In the best of all possible worlds for Fox, the Supreme Court would order the FCC to get out of the indecency-regulation business. But in oral arguments last week, most of the justices seemed to take a narrow view of the case. Sizing it up, a couple of veteran First Amendment attorneys even suggested the FCC may well win its appeal.
Fox's attorney, Carter Phillips, and Solicitor General Gregory Garre squared off in oral arguments before the high court. The broader issue was whether the FCC had justified to broadcasters its decision to start cracking down on profanity on broadcast TV between 6 a.m. and 10 p.m., when the FCC can regulate indecent content.
More specifically at issue is an indecency finding against Fox for airing the words "fucking" and "shit" on Billboard Awards broadcasts in 2002 and 2003. (In arguing the case, lawyers from both sides and the justices used the more discreet "f-word" and "s-words).
Fox has conceded the language was inappropriate and would not have aired it if the network had control over the live broadcast, in which Cher and Nicole Richie veered off script. But Fox argued further that the FCC is off-base in pursuing fleeting profanities.
Regulators are allowed to change policies, but a lower court had ruled that the FCC had been "arbitrary and capricious" in making the change because it had not sufficiently justified it. A different court came to essentially the same conclusion about the FCC's fining of CBS stations for the Janet Jackson Super Bowl revealed-breast stunt.
That left the FCC's indecency policy in limbo and prompted it to seek a Supreme Court appeal of the Second Circuit's smackdown of the Fox ruling.

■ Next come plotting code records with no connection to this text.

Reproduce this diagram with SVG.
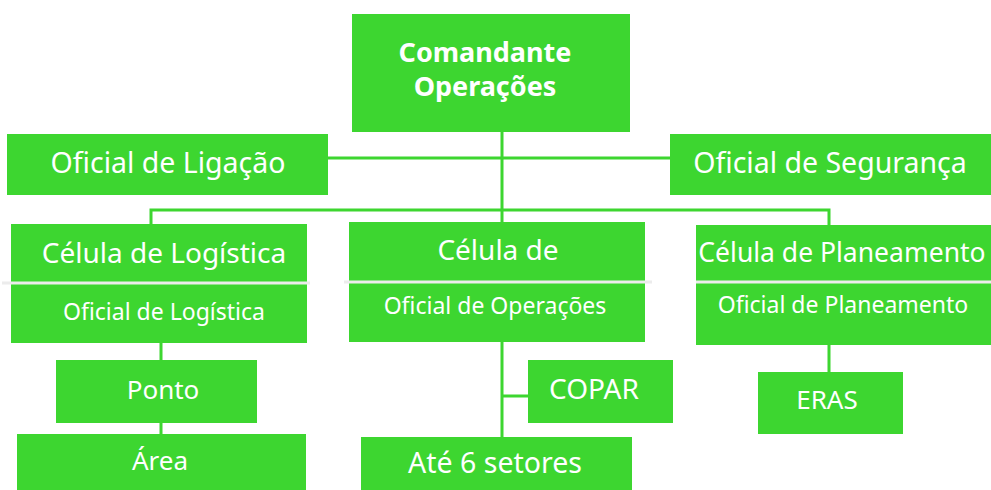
<svg xmlns="http://www.w3.org/2000/svg" width="991" height="490" viewBox="0 0 991 490">
<style>
.box{fill:#3dd630}
.t{fill:#fff;font-family:"Noto Sans","DejaVu Sans",sans-serif;text-anchor:middle}
.big{font-size:26px}
.xl{font-size:28.5px}
.cel{font-size:28px}
.mid{font-size:23px}
.c{stroke:#3dd630;stroke-width:3;fill:none}
.div{stroke:#ececec;stroke-width:3}
</style>
<rect width="991" height="490" fill="#fff"/>
<g id="connectors">
<path class="c" d="M502 132V210M328 158H670M151 224V210H829V225M502 210V222"/>
<path class="c" d="M161 343V360M161 423V434M502 342V437M502 396H528M829 345V372"/>
</g>
<g id="comandante">
<rect class="box" x="352" y="14" width="278" height="118"/>
<text class="t" style="font-size:27px" x="485" y="62" font-weight="bold">Comandante</text>
<text class="t" style="font-size:27px" x="485" y="96" font-weight="bold">Operações</text>
</g>
<g id="ligacao">
<rect class="box" x="7" y="134" width="321" height="61"/>
<text class="t xl" x="168" y="173">Oficial de Ligação</text>
</g>
<g id="seguranca">
<rect class="box" x="670" y="134" width="321" height="61"/>
<text class="t xl" x="830" y="173">Oficial de Segurança</text>
</g>
<g id="logistica">
<rect class="box" x="11" y="224" width="296" height="119"/>
<line class="div" x1="2" y1="283" x2="310" y2="283"/>
<text class="t cel" x="164" y="263">Célula de Logística</text>
<text class="t mid" x="164" y="320">Oficial de Logística</text>
</g>
<g id="operacoes">
<rect class="box" x="349" y="222" width="296" height="120"/>
<line class="div" x1="344" y1="282" x2="652" y2="282"/>
<text class="t cel" x="498" y="260">Célula de</text>
<text class="t mid" x="495" y="314">Oficial de Operações</text>
</g>
<g id="planeamento">
<rect class="box" x="696" y="225" width="295" height="120"/>
<line class="div" x1="696" y1="282" x2="991" y2="282"/>
<text class="t" style="font-size:26.5px" x="842" y="262">Célula de Planeamento</text>
<text class="t mid" x="843" y="313">Oficial de Planeamento</text>
</g>
<g id="ponto">
<rect class="box" x="56" y="360" width="201" height="63"/>
<text class="t big" x="163" y="399">Ponto</text>
</g>
<g id="area">
<rect class="box" x="17" y="434" width="289" height="56"/>
<text class="t big" x="160" y="470">Área</text>
</g>
<g id="copar">
<rect class="box" x="528" y="360" width="145" height="63"/>
<text class="t cel" x="594" y="399">COPAR</text>
</g>
<g id="setores">
<rect class="box" x="361" y="437" width="271" height="53"/>
<text class="t xl" x="495" y="473">Até 6 setores</text>
</g>
<g id="eras">
<rect class="box" x="758" y="372" width="145" height="62"/>
<text class="t big" x="827" y="409">ERAS</text>
</g>
</svg>
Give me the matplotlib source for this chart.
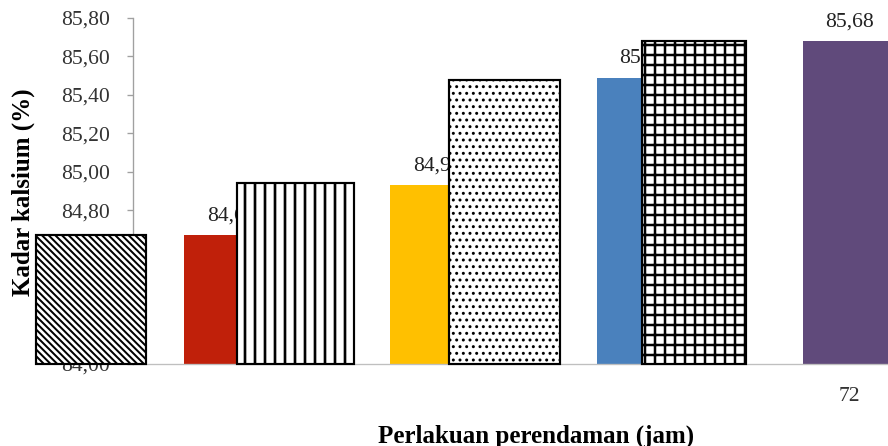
import matplotlib
matplotlib.use("Agg")
import matplotlib.pyplot as plt

# ---- data ----
categories = ["0", "24", "48", "72"]
tick_labels = ["", "", "", "72"]
values = [84.67, 84.93, 85.49, 85.68]
value_labels = ["84,67", "84,93", "85,49", "85,68"]
overlay_tops = [84.67, 84.94, 85.48, 85.68]
yticks = [84.00, 84.20, 84.40, 84.60, 84.80, 85.00, 85.20, 85.40, 85.60, 85.80]

# ---- style / layout ----
bar_colors = ["#C0200A", "#FFC000", "#4A81BD", "#604A7B"]
overlay_hatches = ["\\" * 6, "||", "...", "++"]
overlay_hatch_lw = [1.2, 1.6, 1.0, 1.5]
overlay_left_offset = [-0.947, -0.969, -0.943, -1.009]
overlay_width = [0.535, 0.564, 0.538, 0.505]
bar_width = 0.456

plt.rcParams["font.family"] = ["Liberation Serif", "DejaVu Serif"]

W, H, DPI = 888, 446, 120
fig = plt.figure(figsize=(W / DPI, H / DPI), dpi=DPI)
ax_left, ax_right, ax_bottom, ax_top = 133, 953, 364, 18
ax = fig.add_axes([ax_left / W, 1 - ax_bottom / H,
                   (ax_right - ax_left) / W, (ax_bottom - ax_top) / H])

x = list(range(len(categories)))
ax.bar(x, [v - yticks[0] for v in values], bottom=yticks[0], width=bar_width,
       color=bar_colors, zorder=2, clip_on=False)

for i, (v, lab) in enumerate(zip(values, value_labels)):
    ax.text(i, v + 0.1, lab, ha="center", va="center", fontsize=13,
            color="#222222", zorder=2.6, clip_on=False)

for i, top in enumerate(overlay_tops):
    plt.rcParams["hatch.linewidth"] = overlay_hatch_lw[i]
    bars = ax.bar(i + overlay_left_offset[i], top - yticks[0], bottom=yticks[0],
                  width=overlay_width[i], align="edge", facecolor="white",
                  edgecolor="black", linewidth=1.3, hatch=overlay_hatches[i],
                  zorder=3, clip_on=False)
    for p in bars:
        if hasattr(p, "set_hatch_linewidth"):
            p.set_hatch_linewidth(overlay_hatch_lw[i])

ax.set_xlim(-0.475, 3.5)
ax.set_ylim(yticks[0], yticks[-1])
ax.set_yticks(yticks)
ax.set_yticklabels([f"{t:.2f}".replace(".", ",") for t in yticks])
ax.set_xticks(x)
ax.set_xticklabels(tick_labels)

for s in ["top", "right"]:
    ax.spines[s].set_visible(False)
ax.spines["left"].set_color("#A0A0A0")
ax.spines["bottom"].set_color("#BFBFBF")
ax.tick_params(axis="y", length=3.6, width=0.8, color="#A0A0A0", pad=10,
               labelsize=13, labelcolor="#333333", direction="out")
ax.tick_params(axis="x", length=0, pad=14, labelsize=13, labelcolor="#333333")

fig.text(23 / W, 1 - 192 / H, "Kadar kalsium (%)", rotation=90, ha="center",
         va="center", fontsize=15, fontweight="bold")
fig.text(536 / W, 1 - 436 / H, "Perlakuan perendaman (jam)", ha="center",
         va="center", fontsize=15, fontweight="bold")

fig.savefig("out.png", dpi=DPI)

With the caveat that nobody ever retired from betting which way the court will vote, Andrew Schwartzman, whose Media Access Project represents TV and film producers opposed to the indecency crackdown, and John Crigler, a First Amendment attorney whose clients have included Pacifica (which owns the radio station that originally ran George Carlin's infamous "seven dirty words"), both said that they thought the case would be decided narrowly but that the FCC had a good chance of winning.
"If you put a gun to my head," Schwartzman said, "I would say the FCC would win a narrow decision." Crigler agreed.
"They seemed not at all interested in a constitutional decision," said Schwartzman after the arguments. "They seemed quite interested in a very narrow administrative law decision. And they are clearly troubled by a result that allows the f-word into the living room."
"Decided narrowly" means that the court would confine its decision to whether the FCC had met the requirements of the Administrative Procedures Act that a regulatory body give fair warning and a reasonable explanation when it changes policy, rather than go to a broader consideration of the underpinnings of the FCC's indecency enforcement authority.
According to a transcript of the arguments, Justice Antonin Scalia was the toughest on broadcasters, while one media executive said that Justice Ruth Bader Ginsburg seemed "squarely in our camp."
But outside of those two, there were a lot of questions suggesting that the justices found some merit in the government’s argument that it had adequately explained its policy.
Fox attorney Phillips warned that punishing stations because of the complaints of relatively few is in effect “a heckler’s veto” Scalia interpreted that to mean stations needn’t worry about viewers bothered by expletives, “and you can’t take our positions into account because you are giving effect to a heckler? I don’t think so.”
In his argument, Solicitor General Garre suggested Fox, and the other networks supporting it, sought a world in which “Big Bird [would be] dropping the f-bomb on Sesame Street.” Fox said it was looking for the FCC not to suddenly change a policy on regulating speech without sufficiently justifying it.
There were some encouraging observations from the justices that they may render a decision that is broader than just a procedural tweak of the FCC’s indecency rules. For example, Chief Justice John Roberts said, “It seems to me that the commission might not be accomplishing terribly much if it regulates a particular medium when all sorts of other media are available that don’t have the commission’s oversight.” That could either mean that Roberts at the moment was mulling the unfairness of an indecency rule only for broadcasters—or wondering if cable should be under the same rules.